Reports IFC: 1.5 lac crore liters of water consumption in garment sector!
মঙ্গলবার, অক্টোবর ৩১, ২০১৭
Staff Correspondent: The usage of underground water is increasing constantly in the RMG sectors of the country. Every year in this sector about 1,500crore liters of water are being consumed for thread, coloring and washing which can fulfill the water-demand of 8 lacs people for the whole year. Besides, this amount of water is capable of satisfying the thirst of entire Dhaka city for 2 days. Again, it can be sufficient enough to fill up 6 lacs Olympic swimming pools. Most of the portions of this water used in the garments are being wasted. We can minimize this wastage with the help of technology. With the current price per liter set by Water Supply and Sewerage Authority (WASA) it’s market price is 611 million USD or 4,888 crore taka in BDT ( 1USD= 80 taka).
In a recent dissertation report published by International Finance Corporation (IFC), a member of World Bank, these have come out. According to the organization, 789 dyeing and finishing factories are the chief to use underground water and they are responsible for environmental pollution as well. These factories color and wash all the garments produced in almost 4000 factories. To make this report IFC observed very closely 33 different dyeing and finishing factories located in Konabari, Gazipur. IT has made this report after observing 200 factories. The pant we wear needs 250 liters of water average to color and wash. It has to be all freshwaters which is a precious resource and which needs the pump to bring out from the underground. According to World standard, 70-80 liters of water is used to color and wash a pant.
The report also says that it’s having two kinds of inversions. Firstly, we are making a vacant underground. Extreme inversions may happen if such water lifting continues. Secondly, the water level is adversely going down and down due to excessive water elevation. We can refer the water level of Dhaka city in this regard. Here water level is going 2 or 3 meters down every year. It means we are digging deep to deeper for water elevation. The water level is not endless. If the water consumption continues, it will be dried up one day. After utilizing, the factories dispose these wastewaters to the rivers and canals. Various toxic chemicals and colors, produced in the garments factories, cause harm to the other sources of the environment. Only a few numbers of factories have their proper Effluent Treatment Plant (ETP) and most of the rests dispose of absolute toxics.

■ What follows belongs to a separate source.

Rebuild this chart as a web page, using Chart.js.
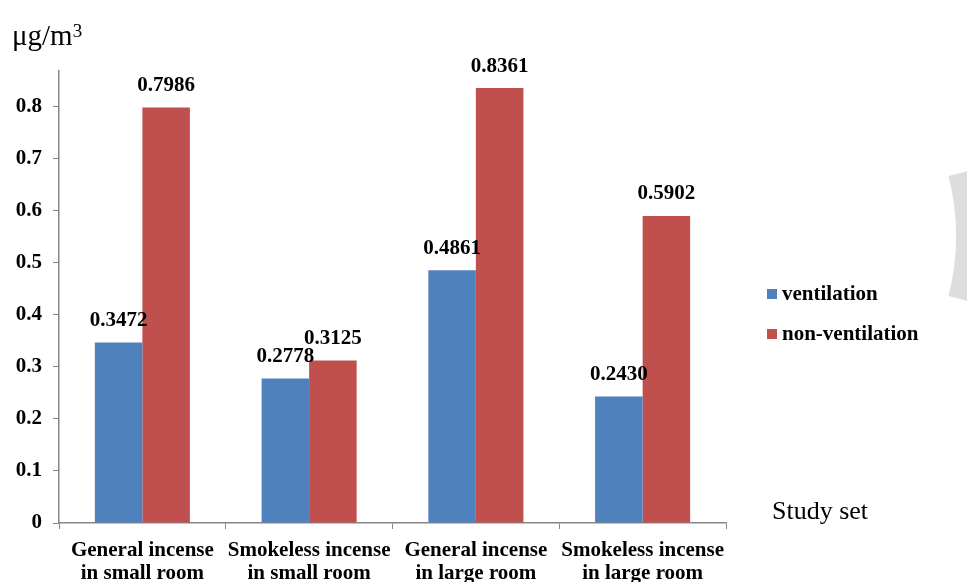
<!DOCTYPE html>
<html>
<head>
<meta charset="utf-8">
<script src="https://cdn.jsdelivr.net/npm/chart.js@4/dist/chart.umd.min.js"></script>
<style>
html,body{margin:0;padding:0;background:#fff;}
#wrap{position:relative;width:967px;height:582px;}
canvas{display:block;}
</style>
</head>
<body>
<div id="wrap"><canvas id="c" width="967" height="582"></canvas></div>
<script>
const categories = [
  ["General incense", "in small room"],
  ["Smokeless incense", "in small room"],
  ["General incense", "in large room"],
  ["Smokeless incense", "in large room"]
];
const ventilation = [0.3472, 0.2778, 0.4861, 0.2430];
const nonVentilation = [0.7986, 0.3125, 0.8361, 0.5902];
const yTicks = [0, 0.1, 0.2, 0.3, 0.4, 0.5, 0.6, 0.7, 0.8];
const seriesNames = ["ventilation", "non-ventilation"];
const seriesColors = ["#4F81BD", "#C0504D"];
const unitLabel = "\u03BCg/m";
const xTitle = "Study set";

const SERIF = "'Liberation Serif', 'Times New Roman', serif";
const AXIS = "#868686";

const decor = {
  id: 'decor',
  afterDatasetsDraw(chart) {
    const ctx = chart.ctx;
    ctx.save();
    // value labels
    ctx.font = "bold 21px " + SERIF;
    ctx.fillStyle = "#000";
    ctx.textAlign = "center";
    ctx.textBaseline = "middle";
    chart.data.datasets.forEach((ds, i) => {
      const meta = chart.getDatasetMeta(i);
      meta.data.forEach((bar, j) => {
        ctx.fillText(ds.data[j].toFixed(4), bar.x, bar.y - 22);
      });
    });
    // unit
    ctx.textAlign = "left";
    ctx.textBaseline = "alphabetic";
    ctx.font = "29px " + SERIF;
    ctx.fillText(unitLabel, 12, 45);
    const w = ctx.measureText(unitLabel).width;
    ctx.font = "19px " + SERIF;
    ctx.fillText("3", 12 + w, 37);
    // x title
    ctx.font = "26px " + SERIF;
    ctx.fillText(xTitle, 772, 519);
    // legend
    ctx.font = "bold 21px " + SERIF;
    ctx.textBaseline = "middle";
    seriesNames.forEach((n, i) => {
      const y = 294 + i * 40;
      ctx.fillStyle = seriesColors[i];
      ctx.fillRect(767, y - 5, 10, 10);
      ctx.fillStyle = "#000";
      ctx.fillText(n, 782, y + 1);
    });
    // decorative arc on right
    ctx.strokeStyle = "#DDDDDD";
    ctx.lineWidth = 34;
    ctx.beginPath();
    const a = Math.asin(60 / 244);
    ctx.arc(712, 236, 244 + 17, -a, a);
    ctx.stroke();
    ctx.restore();
  }
};

new Chart(document.getElementById('c'), {
  type: 'bar',
  data: {
    labels: categories,
    datasets: [
      { label: seriesNames[0], data: ventilation, backgroundColor: seriesColors[0] },
      { label: seriesNames[1], data: nonVentilation, backgroundColor: seriesColors[1] }
    ]
  },
  options: {
    responsive: false,
    animation: false,
    devicePixelRatio: 1,
    layout: { padding: { left: 0, right: 241, top: 71, bottom: 0 } },
    plugins: { legend: { display: false }, tooltip: { enabled: false } },
    datasets: { bar: { categoryPercentage: 0.57, barPercentage: 1.0 } },
    scales: {
      x: {
        grid: { display: true, drawOnChartArea: false, offset: true, color: AXIS, tickColor: AXIS, tickLength: 6 },
        border: { color: AXIS, width: 1.5 },
        ticks: { color: "#000", font: { family: SERIF, size: 21, weight: 'bold', lineHeight: 1.1 }, padding: 10, maxRotation: 0, autoSkip: false },
        afterFit(s) { s.height = 59; }
      },
      y: {
        min: 0,
        max: 0.869,
        afterBuildTicks(s) { s.ticks = yTicks.map(v => ({ value: v })); },
        grid: { display: true, drawOnChartArea: false, color: AXIS, tickColor: AXIS, tickLength: 6 },
        border: { color: AXIS, width: 1.5 },
        ticks: {
          color: "#000",
          font: { family: SERIF, size: 21, weight: 'bold' },
          padding: 11,
          callback: v => (v === 0 ? "0" : v.toFixed(1))
        },
        afterFit(s) { s.width = 59; }
      }
    }
  },
  plugins: [decor]
});
</script>
</body>
</html>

Actually, dyeing and finishing plants are responsible for water pollution. The wastewater which flows to the river Turag from the factories of Tongi has reached the extreme level of pollution. This river is almost a dead one due to pollution. The water of it looks like ink which disseminates such an ill-smelling that you can say people are taking poison instead of oxygen every time during their breathing.
From this observation, we can see textile factories are mainly responsible for the over-consumption of the underground water and for the environmental pollution at the same time. The plants which are old and un-effective need excessive water. For the production, more chemicals are used. More chemicals mean more pollution. These factories can reduce the water consumption using the technology available in the market. Besides, they can get a noteworthy reduction in both the use of chemicals and pollution. Furthermore, dyeing and finishing section need a huge amount of gas. Gas is an insufficient product for a developing country like Bangladesh. Bangladesh is already facing the gas crisis. It is being accelerated more by the un-effective plants.
At present Bangladesh is the second best garments exporter country in the world according to the information of the report. One of three Europeans is wearing a T-shirt written ‘Made in Bangladesh’. One of five Americans wears Bangladeshi jeans. But there are some different stories behind the scene of this millions of garments production and exportation. The country has to pay extra ‘Invisible Cost’ in making each and every jeans in the factories of Bangladesh. A Western buyer knows very little about how much water is consumed in washing and coloring when a garment is produced.